Carley Larkin, a child life specialist in the Proton Therapy Center, recalls being struck by Atticus’ intelligence the first time she met him, laughing that he’d used five words she had to look up later. “Atticus probably could end up having a better understanding of proton therapy than I do myself,” she said, adding that he was still scared, and he still needed a support person.
Maria remembers going to one of Atticus’ first proton therapy treatments and being hugged by Larkin.
“Obviously, she could see on my face just the fear that was gripping me, and she just turned right around and bear-hugged me,” Maria said. “She just stopped and recognized my heart was breaking and did what she could to comfort me. It’s a core memory of mine. It solidified a lifelong relationship that we will forever have with Cincinnati Children’s.”
After six weeks and 30 proton therapy treatments, Atticus and his family returned home.
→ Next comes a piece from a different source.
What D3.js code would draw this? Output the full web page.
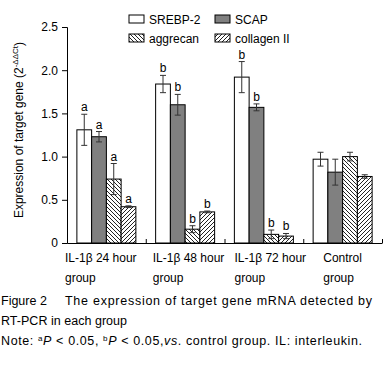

Before they left the Proton Therapy Center, though, Atticus celebrated the end of his treatment with a bell-ringing ceremony in the lobby and added a pin to a world map on the wall, indicating his home in Nashville. The map includes pins marking the hometowns of all the kids who’ve gone through this highly specialized, advanced treatment at the center—a number surpassing 750 since its opening in 2016. And the center’s experts continuously work to develop other innovative and life-saving therapies.
“When you look at the map and see pins all over, [you know] there is a draw for families to come here,” Maria said. “Every single one of those pins represents the larger family of Cincinnati Children’s.”
“This is certainly not the ending within his book, just merely a chapter,” Maria said of Atticus’ life journey. “Our family’s here to provide hope [for others] that there’s so much more beautiful life ahead that’s possible.”
Maria now looks back on the time following Atticus’ diagnosis and the early days of his treatment, when she constantly asked why him and why their family, and knows she’s found the answer.
“I would have given anything, anything to have seen a child, like Atticus, two years out of that first portion of treatment being a normal kid, walking to the bus stop, studying for his accelerated math test, on the Science Olympiad team,” she said. “I did not know that was going to be possible. And if I can provide just a little bit of hope for another parent to cling to, then that’s the reason this happened. That’s it right there. That’s the why. [We were meant to be] that glimmer of hope.”